Doel hoofdlijnennotitie
De Minister beoogt met de hoofdlijnennotitie een brede discussie op gang te brengen vanwege het belang van het ontslagrecht en de WW. In dat kader wil de Minister de Tweede Kamer voor het zomerreces over de hoofdlijnennotitie spreken. Daarnaast is de hoofdlijnennotitie gestuurd naar de Sociaal Economische Raad met het verzoek om zich hierover uit te spreken. Het streven is om op korte termijn de voorstellen uit te werken in een wetsvoorstel dat nog dit najaar naar de Tweede Kamer wordt gestuurd. In de hoofdlijnennotitie wordt niet expliciet ingegaan op de kritiek van de wetenschappers. Duidelijk is wel dat Minister Kamp onverkort vasthoudt aan de afspraken gemaakt in het Begrotingsakkoord 2013.
De afspraken
Enkelvoudig ontslagstelsel
- Een enkelvoudig ontslagstelsel, waarin de preventieve toetsing plaatsmaakt voor toetsing achteraf door de rechter.
- Werknemers mogen zonder toestemming vooraf worden ontslagen. Er moet een hoorprocedure worden gevolgd en de werkgever moet het ontslag op een “soortgelijke wijze” kunnen onderbouwen als in het huidige systeem. Bij bezwaar kan de werknemer naar de rechter stappen. De rechter kan een hogere vergoeding toekennen (1/2 maandsalaris pr dienstjaar met een maximum van een jaarsalaris), maar kan ook het ontslag ongedaan maken. Ontslag kan echter niet ongedaan gemaakt worden als de werknemer in eerste instantie in het ongelijk is gesteld en in hoger beroep in het gelijk.
- De opzegtermijn voor werkgevers en werknemers wordt gesteld op 2 maanden.
- Procedures op grond van Wet melding collectief ontslag en de Wet op de ondernemingsraden blijven van kracht. Opzegverboden blijven bestaan en ook het afspiegelingsbeginsel blijft gehandhaafd.
Transitiebudget
- Ontslagvergoedingen maken plaats voor een transitiebudget voor iedere werknemer waarvan de arbeidsrelatie onvrijwillig eindigt (dus ook voor werknemers met tijdelijke contracten).
- Het transitiebudget kan worden aangewend voor scholing of andere trajecten die de inzetbaarheid verhogen.
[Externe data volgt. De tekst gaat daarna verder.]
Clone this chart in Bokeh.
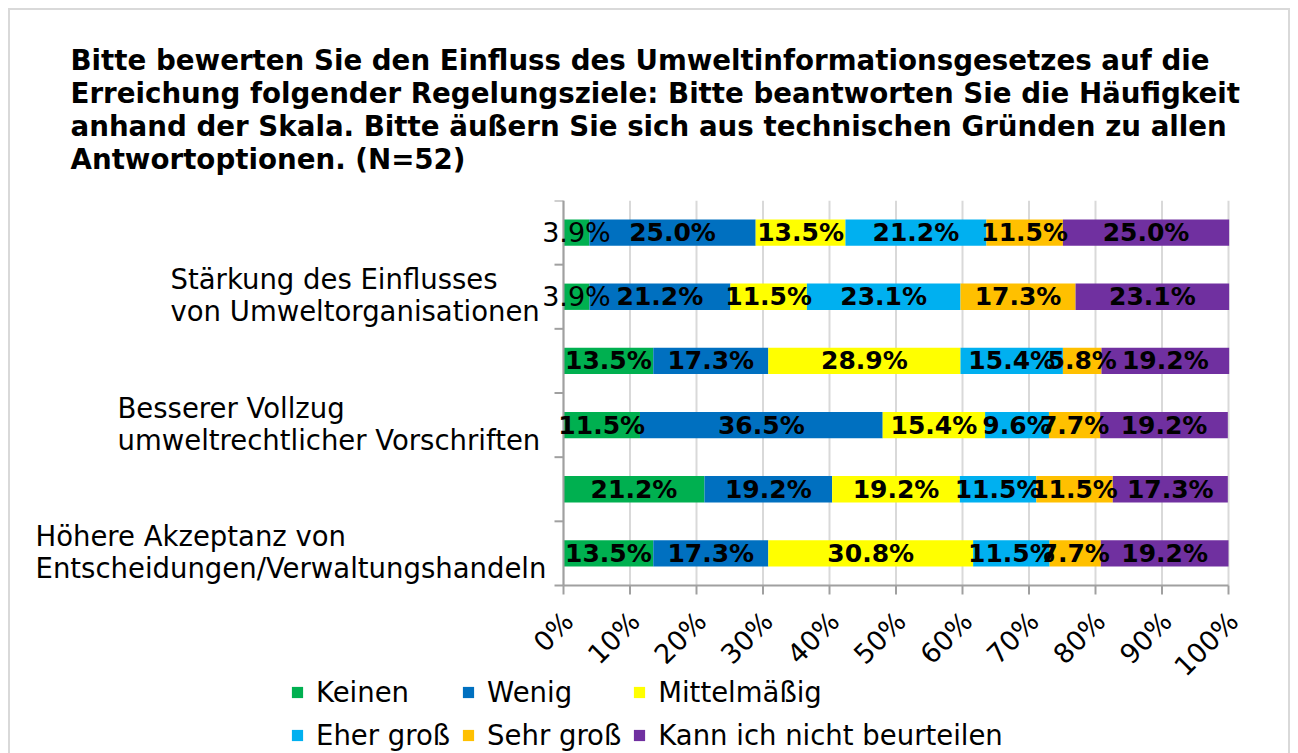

Het transitiebudget bedraagt een kwart maandsalaris per dienstjaar met een maximum van een half jaarsalaris.
WW
- De werkloosheidskosten voor de eerste maanden (ten hoogste 6) worden neergelegd bij de werkgever (ook voor werknemers met tijdelijke contracten). De werkgever kan derhalve niet kostenloos een dienstverband beëindigen en heeft belang om te investeren in duurzame inzetbaarheid.
Effecten maatregelen
De Minister verwacht dat het structurele effect op de werkgelegenheid en werkloosheid beperkt is. De meerwaarde zou zitten in de verbetering van de werking van de arbeidsmarkt, door meer mobiliteit, minder tweedeling tussen vaste en flexibele arbeidskrachten en een sterkere focus op scholing en duurzame inzetbaarheid. Dit zou zich vertalen in een hogere arbeidsproductiviteit. De Minister verwacht dat mensen hierdoor sneller en vaker terecht komen op de plek waar hun capaciteiten het beste tot hun recht komen. Dit zou, aldus de Minister bijdragen aan persoonlijk welzijn en collectieve welvaart.
Het wachten is nu op de discussie die de Minister beoogt, het wetsvoorstel en misschien wel het belangrijkste: de verkiezingen.